Henry: I don’t know. Some people are fast on their feet. I knew it was bad news when I saw those bombs roll out on the field. I was like oh $#!# and kept going, nothing I could do, I drove around him. Didn’t hear no bangs or booms, I guess you have to have a fuse in them before they’ll…
Me: Did it put anything into perspective? Like did your life flash before your eyes?
Henry: Uh-uh, no.
Me: Sounds like you’re pretty cool under pressure.
Henry: Well, I guess. When the Germans were sending those buzz bombs over, you hear him coming, and you know he’s coming straight down. And the closer he comes to you, you hear him (rrrr rrrr rrrr) it sounded like that.
Me: They use the term PTSD a lot today. They called it shell shock then. Did you ever experience that?
Henry: No. I tell you one time I stayed in a Red Cross in London, they had cots for us then. I came back about a week later. The building was rubble. If I’d been there I would’ve been gone. So the good Lord was with me.
Me: Absolutely. I can’t imagine the amount of near misses you’ve had.
Henry: Yeah, with being in the service and being a firefighter.
Me: Yeah it’s amazing. All you’ve been through. And here you are, 92.
Henry: Yeah, I don’t think there are any of the guys left I was in the service with or not, I doubt it. I went in when I was 18 and a month or so, and all these other guys were 20s or 30s some of them. I was always the youngest, whatever outfit I was in.
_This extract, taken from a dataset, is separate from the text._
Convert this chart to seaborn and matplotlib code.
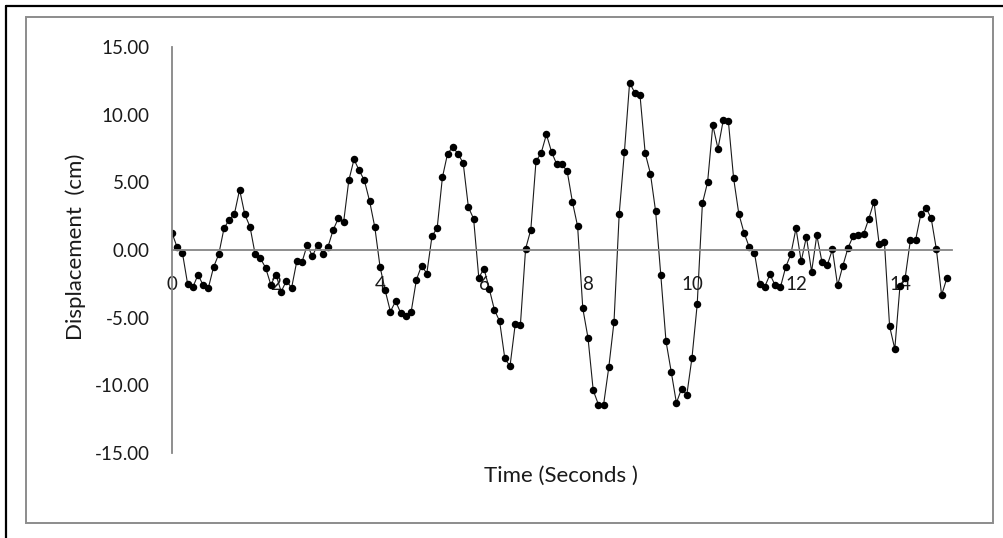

We went on to talk about his family, regrets, and his philosophy.
One piece of wisdom he left me with, he said never go to bed mad. If you had a problem with somebody, iron it out before bedtime or it will eat at you. He suffered from depression because he felt like he hadn’t accomplished as much as his brothers. For years it affected him, he beat it. He went on to become an expert fly fisher and an even better grandpa.
He met Virginia, my grandmother, shortly after returning from the war. He lived with her until she passed away in 2015. He continued to live in the house by himself until the last year of his life. He went to live in a Catholic assisted living home. Me and my daughter Leah went to visit him as much as we could. We saw him about a week before he passed. He had a near-death experience and saw his family. He was very upset that he had to come back to the land of the living, he said almost passing on was so nice.
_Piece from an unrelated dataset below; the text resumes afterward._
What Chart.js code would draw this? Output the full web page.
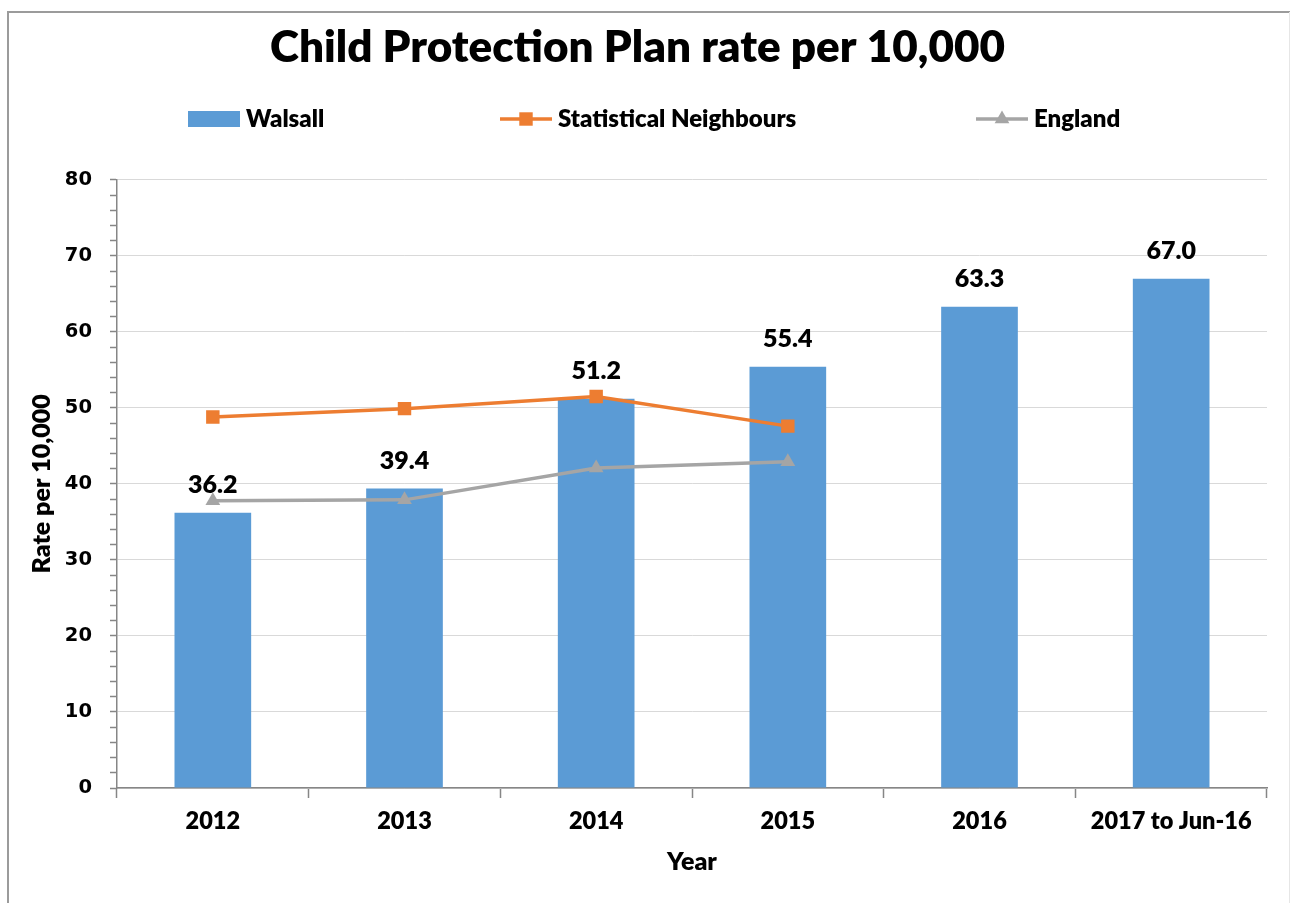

After he passed, the family came together for his funeral. He received a 21 gun salute. We kept the shells. Outside the chapel where his service was, we noticed a small rainbow, high in the sky, directly above the chapel. Our grandmother’s favorite movie was The Wizard of Oz, her favorite song was Somewhere Over The Rainbow. There was no rain that day, and while many people would flippantly dismiss that or explain it away, I can’t, it was too perfect, too fitting. Thank you, grandpa, thank you for your service, thank you for everything.